■ WORK REQUIRED: Scan the lines below for the word "chart". Copy each line you find it in.

■ ITEMS:

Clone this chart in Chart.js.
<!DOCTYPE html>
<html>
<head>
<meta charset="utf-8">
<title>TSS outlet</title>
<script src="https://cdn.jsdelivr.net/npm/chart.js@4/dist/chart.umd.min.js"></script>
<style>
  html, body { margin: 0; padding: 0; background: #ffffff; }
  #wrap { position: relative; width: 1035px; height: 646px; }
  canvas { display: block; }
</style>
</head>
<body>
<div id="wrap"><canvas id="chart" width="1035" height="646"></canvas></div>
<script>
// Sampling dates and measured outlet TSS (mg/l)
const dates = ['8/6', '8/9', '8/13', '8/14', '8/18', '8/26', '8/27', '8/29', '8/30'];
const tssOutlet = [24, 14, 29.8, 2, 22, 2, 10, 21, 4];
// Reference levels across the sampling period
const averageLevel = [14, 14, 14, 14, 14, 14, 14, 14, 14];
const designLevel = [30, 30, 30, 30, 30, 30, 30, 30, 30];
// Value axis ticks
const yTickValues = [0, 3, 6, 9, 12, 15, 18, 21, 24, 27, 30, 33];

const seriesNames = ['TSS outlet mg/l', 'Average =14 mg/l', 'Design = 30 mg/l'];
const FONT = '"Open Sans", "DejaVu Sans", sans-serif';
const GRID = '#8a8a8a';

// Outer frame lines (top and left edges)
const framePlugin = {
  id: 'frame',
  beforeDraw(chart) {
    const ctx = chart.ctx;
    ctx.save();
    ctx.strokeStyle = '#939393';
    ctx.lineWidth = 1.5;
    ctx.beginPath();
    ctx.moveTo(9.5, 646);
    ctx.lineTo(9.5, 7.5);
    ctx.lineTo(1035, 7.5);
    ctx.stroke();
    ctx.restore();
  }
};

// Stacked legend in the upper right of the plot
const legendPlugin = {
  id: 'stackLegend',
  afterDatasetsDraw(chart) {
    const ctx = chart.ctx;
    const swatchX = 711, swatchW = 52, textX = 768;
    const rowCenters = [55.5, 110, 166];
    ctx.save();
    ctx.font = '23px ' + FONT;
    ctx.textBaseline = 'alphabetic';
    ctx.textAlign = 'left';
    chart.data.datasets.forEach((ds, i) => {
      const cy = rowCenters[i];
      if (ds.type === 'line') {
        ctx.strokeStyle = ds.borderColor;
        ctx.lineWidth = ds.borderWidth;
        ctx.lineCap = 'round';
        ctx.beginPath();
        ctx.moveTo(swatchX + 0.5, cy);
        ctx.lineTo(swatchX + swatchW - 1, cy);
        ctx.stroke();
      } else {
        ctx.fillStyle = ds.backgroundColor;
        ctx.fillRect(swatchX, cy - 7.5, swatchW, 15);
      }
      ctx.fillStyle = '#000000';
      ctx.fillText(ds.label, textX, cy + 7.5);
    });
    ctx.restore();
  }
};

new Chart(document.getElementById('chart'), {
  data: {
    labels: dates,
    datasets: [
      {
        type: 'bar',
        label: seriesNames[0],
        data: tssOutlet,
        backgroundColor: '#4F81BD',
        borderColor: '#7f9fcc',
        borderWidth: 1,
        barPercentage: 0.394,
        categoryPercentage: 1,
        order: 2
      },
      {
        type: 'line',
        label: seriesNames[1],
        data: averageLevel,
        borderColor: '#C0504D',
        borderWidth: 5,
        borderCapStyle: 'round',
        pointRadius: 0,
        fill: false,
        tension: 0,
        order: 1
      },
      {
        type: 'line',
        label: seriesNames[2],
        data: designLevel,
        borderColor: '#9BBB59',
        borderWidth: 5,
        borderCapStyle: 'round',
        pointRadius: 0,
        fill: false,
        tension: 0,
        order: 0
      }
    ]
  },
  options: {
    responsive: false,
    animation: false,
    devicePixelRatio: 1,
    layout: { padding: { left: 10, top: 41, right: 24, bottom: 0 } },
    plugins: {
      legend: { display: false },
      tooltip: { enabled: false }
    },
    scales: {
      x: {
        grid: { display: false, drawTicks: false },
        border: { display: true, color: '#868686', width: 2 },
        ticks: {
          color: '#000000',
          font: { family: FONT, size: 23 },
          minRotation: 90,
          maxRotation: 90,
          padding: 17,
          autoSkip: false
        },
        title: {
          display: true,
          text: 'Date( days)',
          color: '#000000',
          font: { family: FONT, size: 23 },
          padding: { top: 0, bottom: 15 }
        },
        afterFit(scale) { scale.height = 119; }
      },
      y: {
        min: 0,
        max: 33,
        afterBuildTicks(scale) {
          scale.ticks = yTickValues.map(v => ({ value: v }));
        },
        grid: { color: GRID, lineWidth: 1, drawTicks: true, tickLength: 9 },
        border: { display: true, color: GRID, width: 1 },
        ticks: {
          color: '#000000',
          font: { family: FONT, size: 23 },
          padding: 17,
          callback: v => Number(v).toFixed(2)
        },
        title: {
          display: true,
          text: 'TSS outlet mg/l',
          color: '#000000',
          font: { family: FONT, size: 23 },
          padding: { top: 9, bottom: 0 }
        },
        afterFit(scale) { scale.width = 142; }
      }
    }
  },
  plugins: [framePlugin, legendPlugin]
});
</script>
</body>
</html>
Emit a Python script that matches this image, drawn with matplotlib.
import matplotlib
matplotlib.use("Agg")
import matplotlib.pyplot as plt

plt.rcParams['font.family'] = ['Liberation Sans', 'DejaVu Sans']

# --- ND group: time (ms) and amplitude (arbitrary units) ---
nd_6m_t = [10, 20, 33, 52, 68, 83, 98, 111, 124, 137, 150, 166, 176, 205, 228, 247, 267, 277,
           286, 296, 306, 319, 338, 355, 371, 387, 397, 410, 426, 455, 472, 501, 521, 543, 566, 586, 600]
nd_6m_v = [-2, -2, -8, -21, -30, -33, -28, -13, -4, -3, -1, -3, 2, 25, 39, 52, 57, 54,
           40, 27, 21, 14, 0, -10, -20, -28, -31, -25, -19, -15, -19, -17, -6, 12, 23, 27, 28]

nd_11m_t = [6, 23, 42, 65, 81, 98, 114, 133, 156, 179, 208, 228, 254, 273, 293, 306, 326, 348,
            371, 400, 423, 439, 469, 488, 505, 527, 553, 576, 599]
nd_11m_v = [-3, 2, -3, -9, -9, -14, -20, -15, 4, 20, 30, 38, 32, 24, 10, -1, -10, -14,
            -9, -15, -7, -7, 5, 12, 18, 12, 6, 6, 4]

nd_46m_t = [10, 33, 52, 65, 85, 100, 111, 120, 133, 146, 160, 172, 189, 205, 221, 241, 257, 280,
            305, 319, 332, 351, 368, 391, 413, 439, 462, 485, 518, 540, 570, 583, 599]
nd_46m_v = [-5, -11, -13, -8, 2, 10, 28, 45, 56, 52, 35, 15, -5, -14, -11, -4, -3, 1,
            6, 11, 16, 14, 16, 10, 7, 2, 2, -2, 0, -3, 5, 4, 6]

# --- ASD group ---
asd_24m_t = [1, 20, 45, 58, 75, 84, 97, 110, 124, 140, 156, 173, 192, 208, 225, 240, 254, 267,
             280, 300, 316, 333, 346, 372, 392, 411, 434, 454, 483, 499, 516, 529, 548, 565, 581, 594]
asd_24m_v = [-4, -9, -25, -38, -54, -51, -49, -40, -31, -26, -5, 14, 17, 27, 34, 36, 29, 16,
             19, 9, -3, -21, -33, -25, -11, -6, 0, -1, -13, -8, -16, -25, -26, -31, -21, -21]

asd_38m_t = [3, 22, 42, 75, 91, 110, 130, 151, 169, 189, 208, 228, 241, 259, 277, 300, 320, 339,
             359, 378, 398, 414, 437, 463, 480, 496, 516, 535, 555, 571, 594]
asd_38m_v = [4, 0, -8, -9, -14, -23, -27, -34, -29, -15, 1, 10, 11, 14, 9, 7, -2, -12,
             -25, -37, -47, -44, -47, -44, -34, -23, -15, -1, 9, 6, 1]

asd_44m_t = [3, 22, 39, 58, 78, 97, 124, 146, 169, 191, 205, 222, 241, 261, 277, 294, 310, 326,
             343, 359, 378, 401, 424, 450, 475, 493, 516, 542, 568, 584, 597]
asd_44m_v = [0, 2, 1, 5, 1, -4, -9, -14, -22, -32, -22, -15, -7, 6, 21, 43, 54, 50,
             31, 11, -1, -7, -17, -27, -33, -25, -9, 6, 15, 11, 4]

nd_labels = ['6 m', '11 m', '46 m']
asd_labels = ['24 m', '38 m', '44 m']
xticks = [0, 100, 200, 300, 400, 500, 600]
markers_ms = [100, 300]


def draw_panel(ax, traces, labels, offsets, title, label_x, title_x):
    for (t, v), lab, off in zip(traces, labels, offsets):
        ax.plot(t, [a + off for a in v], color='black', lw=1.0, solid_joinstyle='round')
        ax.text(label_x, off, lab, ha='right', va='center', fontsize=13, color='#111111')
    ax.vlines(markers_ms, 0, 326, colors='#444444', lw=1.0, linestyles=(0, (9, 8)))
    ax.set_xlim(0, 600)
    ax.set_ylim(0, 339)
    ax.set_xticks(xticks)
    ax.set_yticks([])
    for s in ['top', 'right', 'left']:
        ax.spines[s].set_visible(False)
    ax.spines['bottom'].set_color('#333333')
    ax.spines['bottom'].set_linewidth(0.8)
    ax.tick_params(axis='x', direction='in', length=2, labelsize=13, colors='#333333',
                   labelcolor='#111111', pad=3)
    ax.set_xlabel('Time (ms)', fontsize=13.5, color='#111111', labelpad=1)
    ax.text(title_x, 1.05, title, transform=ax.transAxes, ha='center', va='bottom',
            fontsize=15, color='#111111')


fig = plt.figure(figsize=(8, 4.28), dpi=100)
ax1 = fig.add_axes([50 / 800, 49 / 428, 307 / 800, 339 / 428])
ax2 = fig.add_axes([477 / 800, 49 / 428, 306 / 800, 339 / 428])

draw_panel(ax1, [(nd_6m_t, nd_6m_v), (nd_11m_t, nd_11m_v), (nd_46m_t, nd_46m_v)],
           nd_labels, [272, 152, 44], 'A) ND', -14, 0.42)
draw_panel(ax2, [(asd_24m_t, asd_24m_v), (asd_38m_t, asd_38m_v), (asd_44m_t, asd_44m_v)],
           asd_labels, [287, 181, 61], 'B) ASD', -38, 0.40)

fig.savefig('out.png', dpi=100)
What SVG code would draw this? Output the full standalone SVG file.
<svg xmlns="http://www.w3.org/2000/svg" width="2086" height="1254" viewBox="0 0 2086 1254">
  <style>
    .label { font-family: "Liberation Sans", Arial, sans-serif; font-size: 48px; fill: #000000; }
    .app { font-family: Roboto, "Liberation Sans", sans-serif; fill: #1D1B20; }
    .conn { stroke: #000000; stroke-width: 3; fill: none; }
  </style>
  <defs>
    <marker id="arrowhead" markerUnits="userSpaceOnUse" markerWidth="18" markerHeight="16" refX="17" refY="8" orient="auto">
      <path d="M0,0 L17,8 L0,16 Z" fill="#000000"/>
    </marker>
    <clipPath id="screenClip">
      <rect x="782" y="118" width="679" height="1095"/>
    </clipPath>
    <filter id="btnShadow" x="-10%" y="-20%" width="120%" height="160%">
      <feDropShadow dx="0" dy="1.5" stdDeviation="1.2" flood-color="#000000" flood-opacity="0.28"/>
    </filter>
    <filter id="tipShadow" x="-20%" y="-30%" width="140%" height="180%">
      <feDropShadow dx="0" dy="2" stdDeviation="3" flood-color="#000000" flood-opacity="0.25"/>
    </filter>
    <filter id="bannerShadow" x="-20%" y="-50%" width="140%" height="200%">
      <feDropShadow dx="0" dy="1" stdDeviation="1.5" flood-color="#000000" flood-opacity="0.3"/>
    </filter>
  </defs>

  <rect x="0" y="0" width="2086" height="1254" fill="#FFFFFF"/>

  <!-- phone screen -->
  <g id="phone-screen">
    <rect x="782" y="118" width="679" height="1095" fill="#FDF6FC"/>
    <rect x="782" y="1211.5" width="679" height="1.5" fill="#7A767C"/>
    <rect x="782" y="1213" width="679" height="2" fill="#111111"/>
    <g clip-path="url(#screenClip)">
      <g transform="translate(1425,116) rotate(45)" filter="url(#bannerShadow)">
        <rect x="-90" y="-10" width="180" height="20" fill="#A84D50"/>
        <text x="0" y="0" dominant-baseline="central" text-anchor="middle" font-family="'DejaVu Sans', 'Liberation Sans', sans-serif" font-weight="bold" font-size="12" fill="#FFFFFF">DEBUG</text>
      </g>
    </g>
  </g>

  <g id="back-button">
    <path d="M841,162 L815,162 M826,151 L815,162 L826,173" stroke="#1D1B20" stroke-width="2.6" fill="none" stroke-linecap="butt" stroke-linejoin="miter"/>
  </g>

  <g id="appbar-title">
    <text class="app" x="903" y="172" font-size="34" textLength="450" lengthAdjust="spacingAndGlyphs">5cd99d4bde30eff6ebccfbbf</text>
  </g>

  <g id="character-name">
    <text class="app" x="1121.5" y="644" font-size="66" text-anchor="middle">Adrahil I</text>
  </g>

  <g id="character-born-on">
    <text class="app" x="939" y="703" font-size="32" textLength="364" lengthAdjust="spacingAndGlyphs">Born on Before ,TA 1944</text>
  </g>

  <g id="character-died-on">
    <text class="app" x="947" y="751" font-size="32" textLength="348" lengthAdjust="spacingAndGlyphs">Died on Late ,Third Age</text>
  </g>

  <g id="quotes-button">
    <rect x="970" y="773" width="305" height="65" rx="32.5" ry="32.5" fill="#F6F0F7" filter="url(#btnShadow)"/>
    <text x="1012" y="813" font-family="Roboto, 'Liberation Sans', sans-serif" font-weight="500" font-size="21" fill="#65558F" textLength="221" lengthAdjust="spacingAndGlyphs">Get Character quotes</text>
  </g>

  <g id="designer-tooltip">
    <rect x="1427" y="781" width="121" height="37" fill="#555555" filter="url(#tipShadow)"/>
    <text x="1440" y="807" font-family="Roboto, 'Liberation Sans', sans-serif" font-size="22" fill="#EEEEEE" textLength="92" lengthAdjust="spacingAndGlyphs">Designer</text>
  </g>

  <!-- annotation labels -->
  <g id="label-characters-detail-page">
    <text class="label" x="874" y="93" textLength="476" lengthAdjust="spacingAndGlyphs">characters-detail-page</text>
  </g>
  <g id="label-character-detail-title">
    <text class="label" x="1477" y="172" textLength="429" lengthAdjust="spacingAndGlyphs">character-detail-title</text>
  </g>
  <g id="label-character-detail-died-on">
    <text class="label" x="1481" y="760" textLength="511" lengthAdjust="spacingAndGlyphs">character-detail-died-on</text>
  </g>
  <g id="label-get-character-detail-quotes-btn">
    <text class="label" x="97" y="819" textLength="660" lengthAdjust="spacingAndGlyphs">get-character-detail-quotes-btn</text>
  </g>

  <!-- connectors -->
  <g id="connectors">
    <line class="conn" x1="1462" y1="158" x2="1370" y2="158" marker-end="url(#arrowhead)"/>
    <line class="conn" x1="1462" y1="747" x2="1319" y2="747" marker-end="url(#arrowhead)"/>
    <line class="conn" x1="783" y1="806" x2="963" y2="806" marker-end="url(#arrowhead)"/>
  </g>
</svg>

■ SOLUTION FOR THIS TASK:
Clone this chart in Chart.js.
<script src="https://cdn.jsdelivr.net/npm/chart.js@4/dist/chart.umd.min.js"></script>
<div id="wrap"><canvas id="chart" width="1035" height="646"></canvas></div>
  beforeDraw(chart) {
    const ctx = chart.ctx;
  afterDatasetsDraw(chart) {
    const ctx = chart.ctx;
    chart.data.datasets.forEach((ds, i) => {
new Chart(document.getElementById('chart'), {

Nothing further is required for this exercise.